The Rise Of The Supermarket
Fast forward to the 21st century and supermarkets rule the roost. Although most still sell fresh produce, their main commodity is processed food – food that has been pre-prepared so all you have to do is heat it, cook it briefly or eat it right out of the packet.
Processed foods are the ultimate in nutritional convenience. Many of us live very busy lives and food that is non-perishable and quick to prepare is very appealing. The idea of going shopping more frequently than once a week is now foreign to the vast majority of us and a lot of people are also under the false impression that cooking a meal from scratch using fresh, healthy ingredients need so the very time consuming. Food marketers have also convinced many of us that it is possible to eat processed foods and still be healthy.
Longer Lives But Not Healthier Lives
Back in the days before supermarkets and processed foods, heart disease, diabetes and being overweight were very rare occurrences. Admittedly the average lifespan was shorter than today but that’s mainly because of the less sophisticated medical practices available back then.
By and large, people were much healthier 100 years ago. Today, life expectancy is greater than ever before but, in many cases, those extra years are attributable to improved health care, not improved health.
Modern life is considerably less physically demanding than back in the “good old days” as most of us are able to make our living sat behind a desk rather than behind a plow but it’s the type of food we now eat that has had arguably the greatest impact on our health.
Processed foods contain calories which are essential for sustaining life but what they tend not to contain is essential nutrients such as vitamins, minerals and fiber. They are almost always high in sugar, salt and trans fats and contain a host of artificial ingredients that, quite simply, are bad for your health. Many of the ingredients in processed foods are designed to make you eat more of that particular product and are mildly addictive – flavor enhancers like monosodium glutamate being a very noteworthy example. Other ingredients are simply there to maximize the shelf life of the food.

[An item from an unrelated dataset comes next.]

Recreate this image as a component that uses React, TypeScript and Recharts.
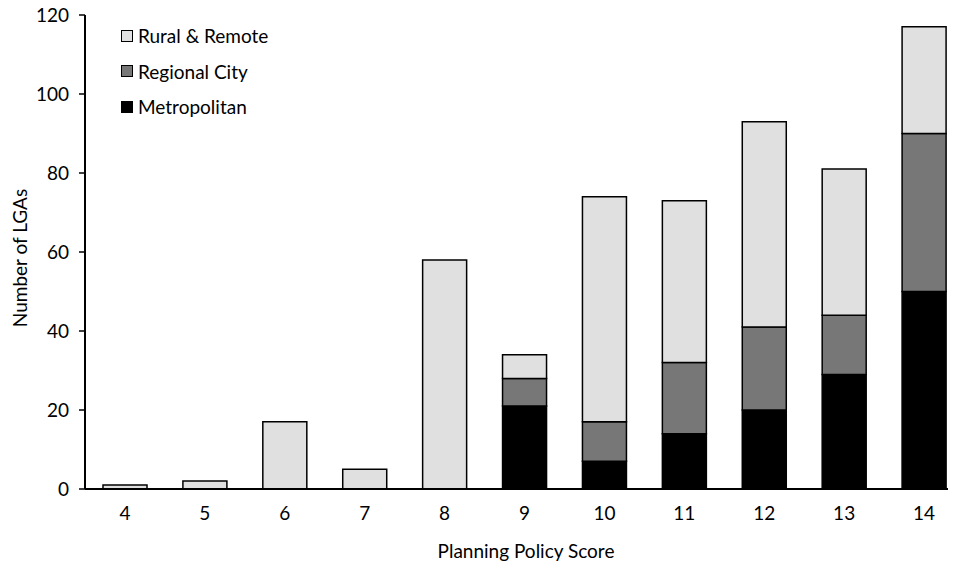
import React from "react";
import { BarChart, Bar, XAxis, YAxis } from "recharts";

const scores = ["4", "5", "6", "7", "8", "9", "10", "11", "12", "13", "14"];
const metropolitan = [0, 0, 0, 0, 0, 21, 7, 14, 20, 29, 50];
const regionalCity = [0, 0, 0, 0, 0, 7, 10, 18, 21, 15, 40];
const ruralRemote = [1, 2, 17, 5, 58, 6, 57, 41, 52, 37, 27];
const yTicks = [0, 20, 40, 60, 80, 100, 120];

const series = [
    { key: "rural", name: "Rural & Remote", color: "#e0e0e0" },
    { key: "regional", name: "Regional City", color: "#777777" },
    { key: "metro", name: "Metropolitan", color: "#000000" },
];

const data = scores.map((s, i) => ({
    score: s,
    metro: metropolitan[i],
    regional: regionalCity[i],
    rural: ruralRemote[i],
}));

const FONT = "Lato, 'Open Sans', sans-serif";

function LegendBox() {
    return (
        <div style={{ position: "absolute", left: 121, top: 18, fontFamily: FONT, fontSize: 19, color: "#000" }}>
            {series.map(s => (
                <div key={s.key} style={{ display: "flex", alignItems: "center", height: 35.5 }}>
                    <span
                        style={{
                            display: "inline-block",
                            boxSizing: "border-box",
                            width: 12,
                            height: 12,
                            background: s.color,
                            border: "1.5px solid #000",
                            marginRight: 5,
                        }}
                    />
                    {s.name}
                </div>
            ))}
        </div>
    );
}

export default function App() {
    return (
        <div style={{ position: "absolute", left: 0, top: 0, width: 958, height: 562, background: "#fff", overflow: "hidden" }}>
            <BarChart
                width={958}
                height={562}
                data={data}
                margin={{ top: 15, right: 10, bottom: 33, left: 30 }}
                barSize={44}
            >
                <XAxis
                    dataKey="score"
                    tickLine={false}
                    axisLine={{ stroke: "#000", strokeWidth: 2 }}
                    tick={{ fontSize: 19, fill: "#000", fontFamily: FONT }}
                    tickMargin={12}
                    height={40}
                    padding={{ left: 0, right: -16 }}
                />
                <YAxis
                    width={55}
                    domain={[0, 120]}
                    ticks={yTicks}
                    interval={0}
                    axisLine={{ stroke: "#000", strokeWidth: 2 }}
                    tickLine={{ stroke: "#000", strokeWidth: 1.5 }}
                    tickSize={6}
                    tick={{ fontSize: 19, fill: "#000", fontFamily: FONT }}
                    tickMargin={10}
                />
                <Bar dataKey="metro" stackId="a" fill="#000000" stroke="#000" strokeWidth={1.5} isAnimationActive={false} />
                <Bar dataKey="regional" stackId="a" fill="#777777" stroke="#000" strokeWidth={1.5} isAnimationActive={false} />
                <Bar dataKey="rural" stackId="a" fill="#e0e0e0" stroke="#000" strokeWidth={1.5} isAnimationActive={false} />
                <text x={19} y={258} transform="rotate(-90 19 258)" textAnchor="middle" dominantBaseline="central"
                    style={{ fontSize: 19, fontFamily: FONT, fill: "#000" }}>
                    Number of LGAs
                </text>
                <text x={526} y={550} textAnchor="middle" dominantBaseline="central"
                    style={{ fontSize: 19, fontFamily: FONT, fill: "#000" }}>
                    Planning Policy Score
                </text>
            </BarChart>
            <LegendBox />
        </div>
    );
}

If you take a moment to examine the ingredients list on many processed foods, you’ll be hard pushed to actually identify a single ingredient that is remotely natural. Most ingredient lists read more like the instructions for a chemical experiment which, ironically, is not far from the truth. Many so-called foods are really food-like substances and have little more than a passing relationship with “real” food.
Ultimately, processed foods are about two things – convenience for the consumer and profit for the manufacturer. Health, which should be paramount, doesn’t come into the equation.

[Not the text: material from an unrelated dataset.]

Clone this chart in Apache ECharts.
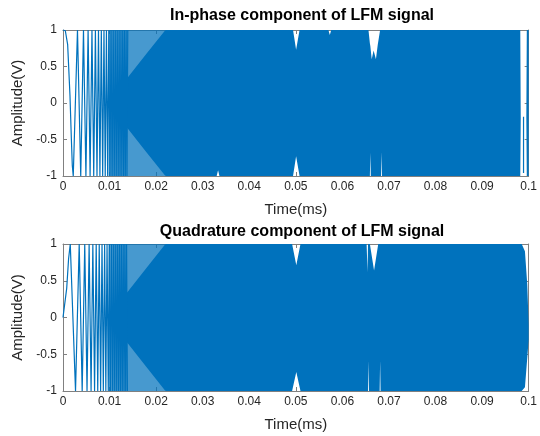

Overfed But Still Malnourished?
Despite the abundance of calories available in processed foods, a large percentage of the population is malnourished – ironic considering the number of overweight people around. Malnourishment is more commonly associated with Third World countries but is just as big a problem in the developed West.
Your body needs and abundance of vitamins, minerals and other nutrients to function effectively and efficiently. These nutrients act like sparkplugs to ensure that the millions of life-sustaining reactions that happen in your body occur in a timely fashion. The absence of any specific nutrients can be directly linked to the development of a disease, for example, lack of calcium and vitamin D is linked to osteoporosis – a condition characterized by porous bones that are prone to fracture.
Say “NO” To Empty Calories
Processed foods are nothing more than “empty calories”; that is to say devoid of meaningful quantities of essential nutrients. They are not designed to be healthy although some are marketed as such – breakfast cereals and non-fat diet foods being prime examples. Most processed foods require essential nutrients but provide none which means your body has to give up this precious resource from its reserves. This can lead to severe nutritional deficiencies and poor health.
The best way to avoid processed foods is to adopt a hunter-gatherer mentality when grocery shopping. If the food you are contemplating buying occurs naturally and could be picked, dug or, caught or manufactured using simple ingredients, it’s probably healthy to eat. If, however, it’s more the product of the laboratory than nature, its best left on the shelf. Sugar-free, low fat cookies? They don’t grow on trees you know!
The best foods are those that were once live and are in as close to their natural state as possible. A diet based on real foods such as these is always going to be healthier than a diet based on processed foods.